The overall tone for TEDx was probably what I enjoyed the most. Everybody was so supportive, and there was such a can-do attitude around every little detail, even though I know that many last-minute changes to slides created so much stress for quite a few people. But you would never know it, as they just said, “Yes, I can make that happen. Do you need anything else?”
The TEDx staff members are all so young, energetic, creative, and appear to be really excited for their work. I loved getting to interact with them, and am sad that that time together is now over. I would imagine that such a can-do attitude comes from Anna McEntire, who directed all things TEDx at USU. Anna is such a capable and positive person, and always made sure that we had the resources and supports we needed to be successful. She was willing to meet with us whenever we needed it and did everything she could to ensure that our needs were met. And of course, Brandon Couch was also a huge support in making everything that we needed to happen happen. TEDxUSU would not be successful without them.
As for my experience the night of TEDxUSU, I was just riveted. It was a magical evening, with so many stimulating talks that helped people think of different issues in a new or different light, and it seemed as if people chose our performance night for their night to peak! I had a moment where I honestly could not remember what I was going to say next, and the audience just patiently waited for me to pull myself together and continue on my talk. The support and engagement of the audience was really amazing as well.

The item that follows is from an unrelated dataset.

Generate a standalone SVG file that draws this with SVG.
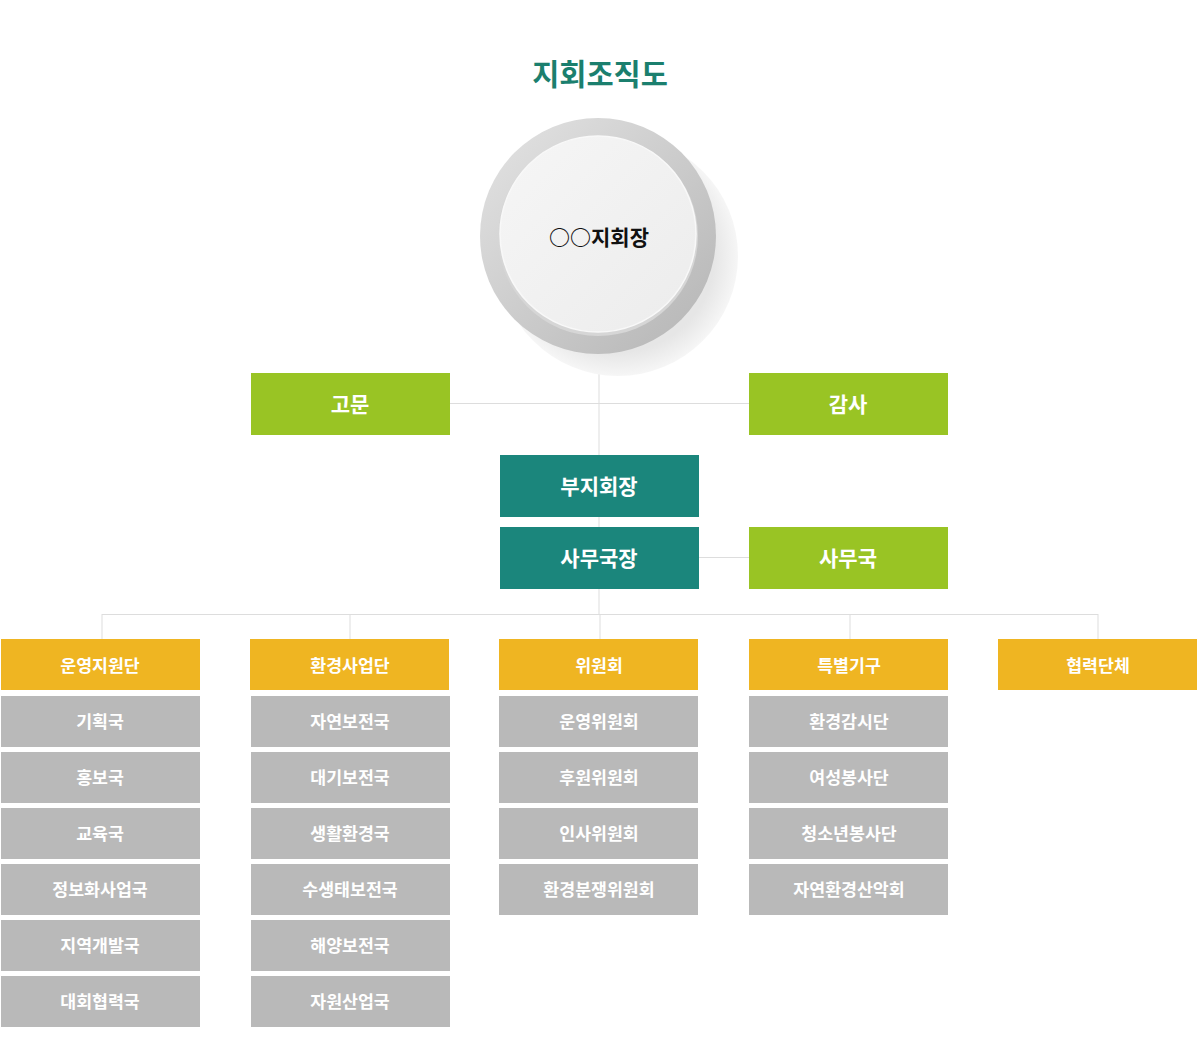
<svg xmlns="http://www.w3.org/2000/svg" width="1200" height="1050" viewBox="0 0 1200 1050">
<defs>
<style>
text{font-family:"Noto Sans CJK KR","Noto Sans",sans-serif;font-weight:700;text-anchor:middle;dominant-baseline:central}
.t{fill:#1b7f6e;font-size:29.5px}
.top{fill:#fff;font-size:21px}
.y{fill:#fff;font-size:17.3px}
.g{fill:#fff;font-size:17.3px}
.ln{stroke:#dddddd;stroke-width:1;fill:none}
.green{fill:#99c424}
.teal{fill:#1b867c}
.yel{fill:#efb522}
.gr{fill:#b9b9b9}
</style>
<radialGradient id="sh" cx="0.5" cy="0.5" r="0.5">
<stop offset="0.8" stop-color="#e6e6e6"/>
<stop offset="1" stop-color="#f6f6f6"/>
</radialGradient>
<linearGradient id="ring" x1="0" y1="0" x2="1" y2="1">
<stop offset="0" stop-color="#e4e4e4"/>
<stop offset="1" stop-color="#b4b4b4"/>
</linearGradient>
<linearGradient id="inner" x1="0" y1="0" x2="1" y2="1">
<stop offset="0" stop-color="#f6f6f6"/>
<stop offset="1" stop-color="#ececec"/>
</linearGradient>
</defs>
<rect width="1200" height="1050" fill="#fff"/>
<text class="t" x="600" y="72">지회조직도</text>

<g id="connectors">
<path class="ln" d="M599 350V614"/>
<path class="ln" d="M450 403.5H749"/>
<path class="ln" d="M699 557.5H749"/>
<path class="ln" d="M102 614.5H1098M102 614V639M350 614V639M600 614V639M850 614V639M1098 614V639"/>
</g>

<g id="chief">
<circle cx="618" cy="256" r="120" fill="url(#sh)"/>
<circle cx="598" cy="236" r="118" fill="url(#ring)"/>
<circle cx="598" cy="236" r="100" fill="#d6d6d6"/>
<circle cx="598" cy="234" r="98" fill="url(#inner)" stroke="#f8f8f8" stroke-width="1.5"/>
<text x="599" y="236" font-size="21" fill="#111">○○지회장</text>
</g>

<g id="advisor"><rect class="green" x="251" y="373" width="199" height="62"/><text class="top" x="350" y="403">고문</text></g>
<g id="audit"><rect class="green" x="749" y="373" width="199" height="62"/><text class="top" x="848" y="403">감사</text></g>
<g id="vice"><rect class="teal" x="500" y="455" width="199" height="62"/><text class="top" x="599" y="485">부지회장</text></g>
<g id="secgen"><rect class="teal" x="500" y="527" width="199" height="62"/><text class="top" x="599" y="557">사무국장</text></g>
<g id="office"><rect class="green" x="749" y="527" width="199" height="62"/><text class="top" x="848" y="557">사무국</text></g>

<g id="col1">
<rect class="yel" x="1" y="639" width="199" height="51"/><text class="y" x="100" y="664">운영지원단</text>
<rect class="gr" x="1" y="696" width="199" height="51"/><text class="g" x="100" y="720">기획국</text>
<rect class="gr" x="1" y="752" width="199" height="51"/><text class="g" x="100" y="776">홍보국</text>
<rect class="gr" x="1" y="808" width="199" height="51"/><text class="g" x="100" y="832">교육국</text>
<rect class="gr" x="1" y="864" width="199" height="51"/><text class="g" x="100" y="888">정보화사업국</text>
<rect class="gr" x="1" y="920" width="199" height="51"/><text class="g" x="100" y="944">지역개발국</text>
<rect class="gr" x="1" y="976" width="199" height="51"/><text class="g" x="100" y="1000">대회협력국</text>
</g>
<g id="col2">
<rect class="yel" x="250" y="639" width="199" height="51"/><text class="y" x="350" y="664">환경사업단</text>
<rect class="gr" x="251" y="696" width="199" height="51"/><text class="g" x="350" y="720">자연보전국</text>
<rect class="gr" x="251" y="752" width="199" height="51"/><text class="g" x="350" y="776">대기보전국</text>
<rect class="gr" x="251" y="808" width="199" height="51"/><text class="g" x="350" y="832">생활환경국</text>
<rect class="gr" x="251" y="864" width="199" height="51"/><text class="g" x="350" y="888">수생태보전국</text>
<rect class="gr" x="251" y="920" width="199" height="51"/><text class="g" x="350" y="944">해양보전국</text>
<rect class="gr" x="251" y="976" width="199" height="51"/><text class="g" x="350" y="1000">자원산업국</text>
</g>
<g id="col3">
<rect class="yel" x="499" y="639" width="199" height="51"/><text class="y" x="599" y="664">위원회</text>
<rect class="gr" x="499" y="696" width="199" height="51"/><text class="g" x="599" y="720">운영위원회</text>
<rect class="gr" x="499" y="752" width="199" height="51"/><text class="g" x="599" y="776">후원위원회</text>
<rect class="gr" x="499" y="808" width="199" height="51"/><text class="g" x="599" y="832">인사위원회</text>
<rect class="gr" x="499" y="864" width="199" height="51"/><text class="g" x="599" y="888">환경분쟁위원회</text>
</g>
<g id="col4">
<rect class="yel" x="749" y="639" width="199" height="51"/><text class="y" x="849" y="664">특별기구</text>
<rect class="gr" x="749" y="696" width="199" height="51"/><text class="g" x="849" y="720">환경감시단</text>
<rect class="gr" x="749" y="752" width="199" height="51"/><text class="g" x="849" y="776">여성봉사단</text>
<rect class="gr" x="749" y="808" width="199" height="51"/><text class="g" x="849" y="832">청소년봉사단</text>
<rect class="gr" x="749" y="864" width="199" height="51"/><text class="g" x="849" y="888">자연환경산악회</text>
</g>
<g id="col5">
<rect class="yel" x="998" y="639" width="199" height="51"/><text class="y" x="1098" y="664">협력단체</text>
</g>
</svg>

My talk was originally how to build babies’ brains. Because we recently found out that my only child, Bianca, is going to have a baby (yes, I’m going to be a grandma! So exciting!), I decided to revise my talk so that I would be talking to Bianca about how to promote positive brain development in her baby boy. It suddenly became so much more emotional for me, as these issues are important to me, but my daughter and soon-to-be-born grandson are intensely personal. I enjoyed getting to talk to Bianca through a lens such as TEDx, and I hope that she also enjoyed herself and my message about building babies’ brains.
My 3 key points were the following:
Hold your baby (we help to regulate their breathing, heart rate, digestion, temperature, and crying, which helps to promote their positive brain development).
Talk with your baby (their brains are just exploding with activity when we talk with them when they are in our arms, as they hear us, see us, smell us, and feel us).
Observe your baby to understand his needs and how to respond to them (when we respond consistently and appropriately to babies’ needs, their brain development is facilitated).
I hope people can use this information, as building babies’ brains to succeed is very simple, but so important for everything that comes next for the baby.